Enterprise AI is entering a new phase, where the central question is no longer what can be built, but how to get the most out of our investment in AI.
In the latest session of VentureBeat’s AI Impact Tour, Brian Gracely, Red Hat’s director of portfolio strategy, described the operational reality within large organizations: AI expansion, rising inference costs, and limited visibility into what those investments are actually generating.
It is “Day 2” time, when pilots give way to production and costs, governance and sustainability become more difficult than building the system in the first place.
"We’ve seen customers say, ‘I have 50,000 Copilot licenses.’ I really don’t know what people gain from that. But I do know that I am paying for the most expensive computing in the world, because they are GPUs.”" Gracely said. "’How am I going to control that?’"
Why enterprise AI costs are now a board-level issue
For much of the past two years, cost was not the primary concern for organizations evaluating generative AI. The experimental phase gave teams cover to spend freely, and the promise of productivity gains justified aggressive investment, but that dynamic is changing as companies enter their second and third budget cycles with AI. The focus has moved from "Can we build something?" to "Do we get what we pay for?"
Companies that made big early bets on managed AI services are conducting rigorous reviews to determine whether those investments are generating measurable value. The problem is not just that GPU computing is expensive. The problem is that many organizations lack the tools to connect spend to results, making it nearly impossible to justify renewals or scale responsibly.
The strategic shift from token consumer to token producer
The dominant AI procurement model of recent years has been simple: pay a vendor per token, per seat, or per API call, and let someone else manage the infrastructure. That model made sense as a starting point, but more and more organizations with enough experience to compare alternatives are questioning it.
Companies that have gone through an AI cycle are starting to rethink that model.
"Instead of being purely a token consumer, how can I start being a token generator?" Gracely said. "Are there use cases and workloads where it makes sense to have more? It may mean operating GPUs. It may mean renting GPUs. And then you ask, ‘Does that workload need the best-of-breed model?’ Are there more capable open models or smaller models that fit?"
The decision is not binary. The right answer depends on the workload, organization, and risk tolerance involved, but the math becomes more complicated as the number of capable open models grows, from DeepSeek to models now available through cloud marketplaces. Now companies actually have real alternatives to the handful of suppliers that dominated the landscape two years ago.
Falling AI Costs and Rising Usage Create a Paradox for Enterprise Budgets
Some business leaders argue that locking in infrastructure investments now could mean overpaying in the long run, pointing to Anthropic CEO Dario Amodei’s statement that AI inference costs are declining by about 60% per year.

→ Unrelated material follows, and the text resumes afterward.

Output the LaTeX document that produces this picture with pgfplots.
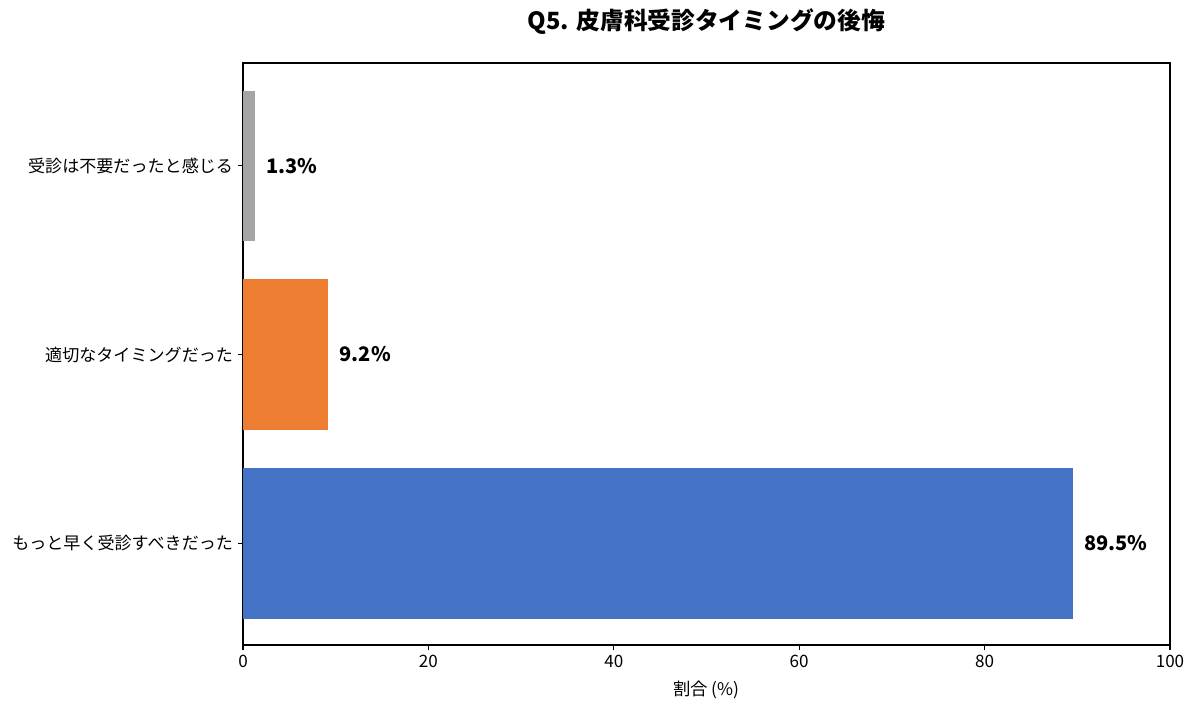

The emergence of open source models like DeepSeek and others has significantly expanded the strategic options available to companies willing to invest in the underlying infrastructure over the past three years.
But while costs per token are falling, usage is accelerating at a pace that more than offsets the efficiency gains. It is a version of Jevons’ paradox, the economic principle that improvements in resource efficiency tend to increase total consumption rather than reduce it, since lower cost allows for broader adoption.
For business budget planners, this means that decreasing unit costs do not translate into decreasing total bills. An organization that triples its use of AI while halving costs ends up spending more than before. The consideration becomes which workloads actually require the more capable, more expensive models, and which can be handled perfectly by smaller, cheaper alternatives.
The business case for investing in AI infrastructure flexibility
The recipe is not to curb investment in AI, but to build with flexibility in mind. The organizations that will win are not necessarily the ones that move the fastest or spend the most; they are the ones building infrastructure and operating models capable of absorbing the next unexpected development.
"The more you can create some abstractions and have some flexibility, the more you can experiment without increasing costs, but also without jeopardizing your business. They are just as important as asking if you are applying all the best practices right now." Gracely explained.
But as entrenched as AI discussions have become in business planning cycles, the hands-on experience most organizations have is still measured in years, not decades.
"It seems like we’ve been doing this forever. We’ve been doing this for three years," Gracely added. "It’s early and it’s moving very quickly. You don’t know what comes next. But the features of what comes next should give you an idea of what it will look like.”
For business leaders still calibrating their AI investment strategies, that may be the most practical conclusion: The goal is not to optimize the current cost structure, but to develop the organizational and technical flexibility to adapt when, not if, it changes again.